Even so, he urged Congress to restore the full $3.3 billion requested.
“We can productively use the entire amount,” Baker said. “We will defend our budget.”
Baker also said he and GAO officials have come to agreement about the VA’s agile development efforts for IT projects and said the dispute might have appeared more consequential than it was. Agile development is an incremental form of development in which projects are segmented and functionality is delivered in increments.
The disagreement came to light Dec. 1 in a GAO report that criticized the VA’s application of agile development in creating the Post-9/11 GI Bill education benefit claims processing system. The GAO said the VA lacked a key benchmark in the program.

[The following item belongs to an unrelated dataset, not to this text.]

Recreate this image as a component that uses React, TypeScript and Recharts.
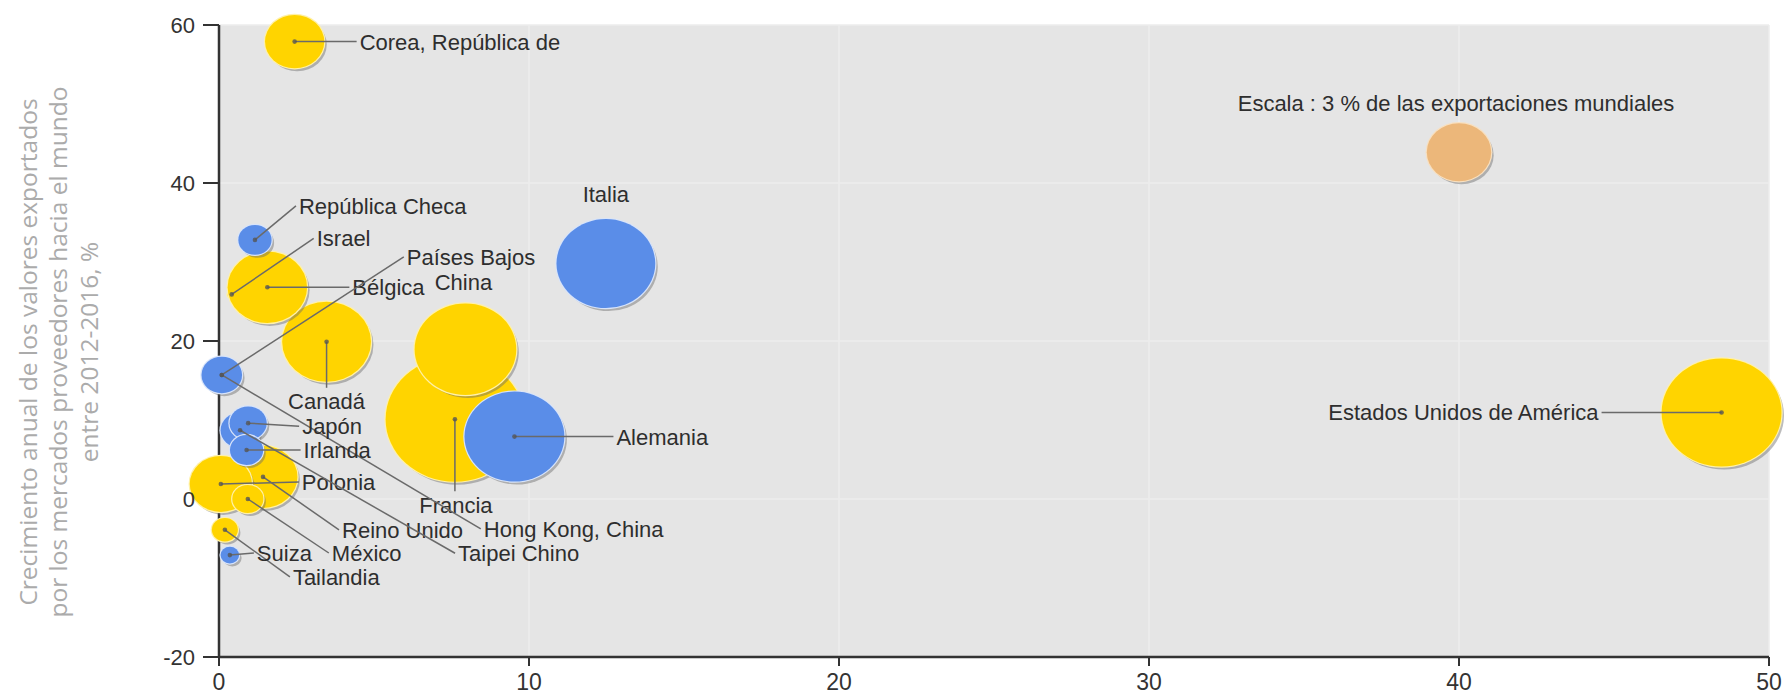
import React from "react";
import { ScatterChart, Scatter, XAxis, YAxis, ZAxis, CartesianGrid } from "recharts";

// ---------- data ----------
const countries = [
  "Francia", "Estados Unidos de América", "China", "Canadá", "Israel", "Bélgica",
  "Reino Unido", "Polonia", "Corea, República de", "México", "Tailandia",
  "Italia", "Alemania", "Hong Kong, China", "Países Bajos", "Taipei Chino",
  "Japón", "Irlanda", "República Checa", "Suiza",
  "Escala : 3 % de las exportaciones mundiales",
];
const groups = [
  "Y", "Y", "Y", "Y", "Y", "Y", "Y", "Y", "Y", "Y", "Y",
  "B", "B", "B", "B", "B", "B", "B", "B", "B",
  "S",
];
// x axis: market share related value (0-50)
const xValues = [7.61, 48.47, 7.95, 3.47, 0.41, 1.56, 1.42, 0.06, 2.44, 0.93, 0.19, 12.48, 9.53, 0.09, 0.09, 0.68, 0.94, 0.89, 1.16, 0.35, 40.0];
// y axis: annual growth of supplying markets' exports to the world 2012-2016, %
const yValues = [10.1, 10.95, 18.96, 19.9, 25.9, 26.8, 2.8, 1.9, 57.9, 0.0, -3.9, 29.8, 7.9, 15.7, 15.7, 8.7, 9.6, 6.2, 32.8, -7.1, 43.9];
// bubble size: share of world exports, %
const exportShares = [13.9, 10.4, 7.48, 5.71, 0.05, 4.57, 3.43, 2.8, 2.54, 0.7, 0.49, 7.06, 7.22, 0.6, 1.19, 1.1, 1.0, 0.8, 0.8, 0.25, 3];

const xTicks = [0, 10, 20, 30, 40, 50];
const yTicks = [-20, 0, 20, 40, 60];
const yTitleLines = [
  "Crecimiento anual de los valores exportados",
  "por los mercados proveedores hacia el mundo",
  "entre 2012-2016, %",
];

const rows = countries.map((name, i) => ({
  name,
  group: groups[i],
  x: xValues[i],
  y: yValues[i],
  z: exportShares[i],
}));

// ---------- styles / layout ----------
const COLORS: Record<string, string> = { Y: "#FFD400", B: "#5A8DE8", S: "#ECB77A" };
const HALO: Record<string, string> = { Y: "#FFF1A8", B: "#D8E4FA", S: "#F8E0C0" };
const ASPECT = 1.11;
const FONT = "'Liberation Sans', Arial, sans-serif";
const LABEL_FS = 22;

type LabelCfg = { dx: number; dy: number; anchor: "start" | "middle" | "end"; line: boolean; lineEnd?: [number, number] };
const labelLayout: Record<string, LabelCfg> = {
  "Francia": { dx: 1, dy: 86, anchor: "middle", line: true, lineEnd: [0, 72] },
  "Estados Unidos de América": { dx: -123, dy: 0, anchor: "end", line: true },
  "China": { dx: -2, dy: -67, anchor: "middle", line: false },
  "Canadá": { dx: 0, dy: 59, anchor: "middle", line: true, lineEnd: [0, 46] },
  "Israel": { dx: 85, dy: -56, anchor: "start", line: true },
  "Bélgica": { dx: 85, dy: 0, anchor: "start", line: true },
  "Reino Unido": { dx: 79, dy: 53, anchor: "start", line: true },
  "Polonia": { dx: 81, dy: -2, anchor: "start", line: true },
  "Corea, República de": { dx: 65, dy: 0, anchor: "start", line: true },
  "México": { dx: 84, dy: 54, anchor: "start", line: true },
  "Tailandia": { dx: 68, dy: 47, anchor: "start", line: true },
  "Italia": { dx: 0, dy: -70, anchor: "middle", line: false },
  "Alemania": { dx: 102, dy: 0, anchor: "start", line: true },
  "Hong Kong, China": { dx: 262, dy: 154, anchor: "start", line: true },
  "Países Bajos": { dx: 185, dy: -118, anchor: "start", line: true },
  "Taipei Chino": { dx: 218, dy: 123, anchor: "start", line: true },
  "Japón": { dx: 54, dy: 3, anchor: "start", line: true },
  "Irlanda": { dx: 57, dy: 0, anchor: "start", line: true },
  "República Checa": { dx: 44, dy: -34, anchor: "start", line: true },
  "Suiza": { dx: 27, dy: -2, anchor: "start", line: true },
  "Escala : 3 % de las exportaciones mundiales": { dx: -3, dy: -49, anchor: "middle", line: false },
};

const radiusOf = (p: any) => {
  if (typeof p.size === "number") return Math.sqrt(Math.max(p.size, 0) / Math.PI);
  if (typeof p.width === "number") return p.width / 2;
  return 5;
};

const Bubble = (props: any) => {
  const { cx, cy, payload } = props;
  if (cx == null || cy == null) return <g />;
  const ry = radiusOf(props);
  const rx = ry * ASPECT;
  const g = payload.group;
  return (
    <g>
      <ellipse cx={cx + 2.5} cy={cy + 3} rx={rx} ry={ry} fill="#6a6a6a" opacity={0.45} />
      <ellipse cx={cx} cy={cy} rx={rx + 1.2} ry={ry + 1.2} fill={HALO[g]} />
      <ellipse cx={cx} cy={cy} rx={rx} ry={ry} fill={COLORS[g]} />
    </g>
  );
};

const LabelMark = (props: any) => {
  const { cx, cy, payload } = props;
  const cfg = labelLayout[payload.name];
  if (!cfg || cx == null) return <g />;
  const tx = cx + cfg.dx;
  const ty = cy + cfg.dy;
  let lx = tx, ly = ty;
  if (cfg.lineEnd) { lx = cx + cfg.lineEnd[0]; ly = cy + cfg.lineEnd[1]; }
  else if (cfg.anchor === "start") lx = tx - 3;
  else if (cfg.anchor === "end") lx = tx + 3;
  return (
    <g>
      {cfg.line && (
        <>
          <line x1={cx} y1={cy} x2={lx} y2={ly} stroke="#6a6a6a" strokeWidth={1.5} />
          <circle cx={cx} cy={cy} r={2.3} fill="#555" opacity={0.8} />
        </>
      )}
      <text x={tx} y={ty + LABEL_FS * 0.36} textAnchor={cfg.anchor} fontSize={LABEL_FS} fontFamily={FONT} fill="#2e2e2e">
        {payload.name}
      </text>
    </g>
  );
};

export default function App() {
  return (
    <div style={{ position: "absolute", left: 0, top: 0, width: 1785, height: 695, background: "#fff" }}>
      <ScatterChart width={1785} height={695} margin={{ top: 25, right: 16, bottom: 8, left: 149 }}>
        <CartesianGrid fill="#E5E5E5" stroke="#EDEDED" strokeWidth={1.5} />
        <XAxis
          type="number"
          dataKey="x"
          domain={[0, 50]}
          ticks={xTicks}
          height={30}
          axisLine={{ stroke: "#333", strokeWidth: 2.5 }}
          tickLine={{ stroke: "#333", strokeWidth: 2 }}
          tickSize={9}
          tickMargin={8}
          tick={{ fill: "#333", fontSize: 23, fontFamily: FONT }}
        />
        <YAxis
          type="number"
          dataKey="y"
          domain={[-20, 60]}
          ticks={yTicks}
          width={70}
          axisLine={{ stroke: "#333", strokeWidth: 2.5 }}
          tickLine={{ stroke: "#333", strokeWidth: 2 }}
          tickSize={16}
          tickMargin={8}
          tick={{ fill: "#333", fontSize: 22, fontFamily: FONT }}
        />
        <ZAxis type="number" dataKey="z" domain={[0, 30]} range={[0, 26418]} />
        <Scatter data={rows} shape={Bubble} isAnimationActive={false} />
        <Scatter data={rows} shape={LabelMark} isAnimationActive={false} />
      </ScatterChart>
      <svg width={130} height={695} style={{ position: "absolute", left: 0, top: 0 }}>
        {yTitleLines.map((t, i) => {
          const x = 27 + i * 30.5;
          const y = 352;
          return (
            <text
              key={i}
              x={x}
              y={y}
              transform={`rotate(-90 ${x} ${y})`}
              textAnchor="middle"
              dominantBaseline="central"
              fontSize={24.5}
              fontFamily="'Open Sans', sans-serif"
              fill="#ABABAB"
            >
              {t}
            </text>
          );
        })}
      </svg>
    </div>
  );
}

"Without the overall velocity — a key mechanism under the Agile methodology — VA does not have the information to understand the expected effort to complete the total scope of work and the associated length of time to do so,” GAO said.
Baker hit back in a letter attached to the report. “Because the Agile methods are not broadly used in the federal sector, this may have been the first exposure the GAO team performing the audit had to the methodology. Limited exposure to Agile could possibly have caused GAO to present incorrect assumptions as fact,” he wrote.
Baker today said his letter had been in response to an earlier draft of the GAO report and the final report accommodated his concerns.
“We both ended up getting caught up by the process,” Baker said. “At this point we are in strong agreement between the GAO and VA. The GAO wants us to continue to use agile development. They had some good ideas for improvement.”
GAO officials were not immediately available to respond.
Baker said that although agile development will continue to be used for many VA IT development projects, including the Veterans Benefits Management System, not all IT projects are converting to the agile process. The decision of whether to use the agile format is up to the program managers involved, he added.